VPS stands for a Virtual Private Server. VPS hosting is one of the most popular hosting services. It uses virtualization technology to provide you with dedicated (private) resources on a server with multiple users. VPS is a more secure and stable solution than shared hosting. VPS hosting is usually chosen by website owners who have medium-level traffic that exceeds the limits of shared hosting plans but still don’t need the resources of a dedicated server.
VPS hosting is a Virtual Private Server and is a virtualized server. A VPS hosting environment mimics a dedicated server within a shared hosting environment. It is technically both shared hosting and dedicated hosting. VPS Hosting is one of several types of web hosting accounts you can choose from to host your website online. To have a website on the internet, you need to have your website files on a web server.
Setting up and managing a server can not only be expensive but difficult too. Purchasing web hosting allows someone to rent space on a web server, making it easier for the average person to have hosted a website online because all they need to do is upload their site files (no server setup is needed on their part).
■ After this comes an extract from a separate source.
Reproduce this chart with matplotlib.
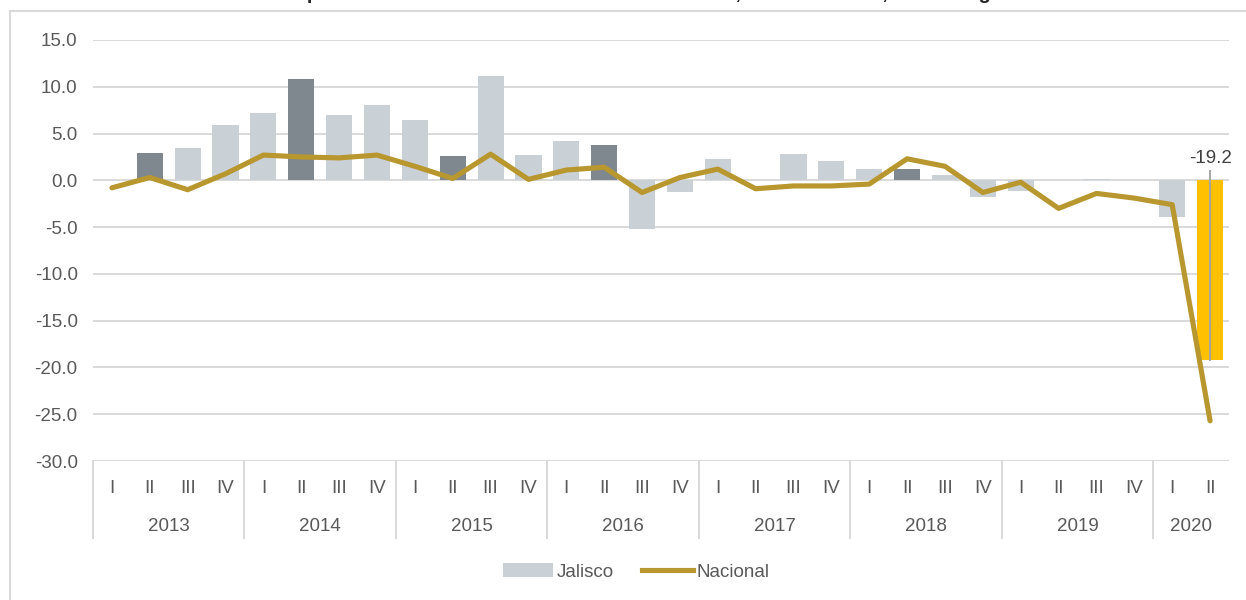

Why is VPS Hosting different than Shared and Dedicated
With our dedicated servers, you rent an entire server. This is optimal for people that have very high traffic to their websites or need to set up their servers in a very specific way. Not everyone needs to have a fully dedicated web server, however. If you’re just getting started with your website, you can save quite a bit of money if you rent a small portion of the server. Shared hosting is when you share a portion of the server with other users rather than rent an entire server to yourself. If you are considering a dedicated server and are unsure if it is right for you, perhaps you will need to get VPS hosting.
How does VPS Hosting Work?
The technology behind VPS hosting is similar to that of VMware or Virtual Box. These programs allow you to run several virtualized operating systems on one machine. For example, your desktop may be running Windows 7, but you can also run other operating systems such as Windows XP or Linux without needing to restart your computer.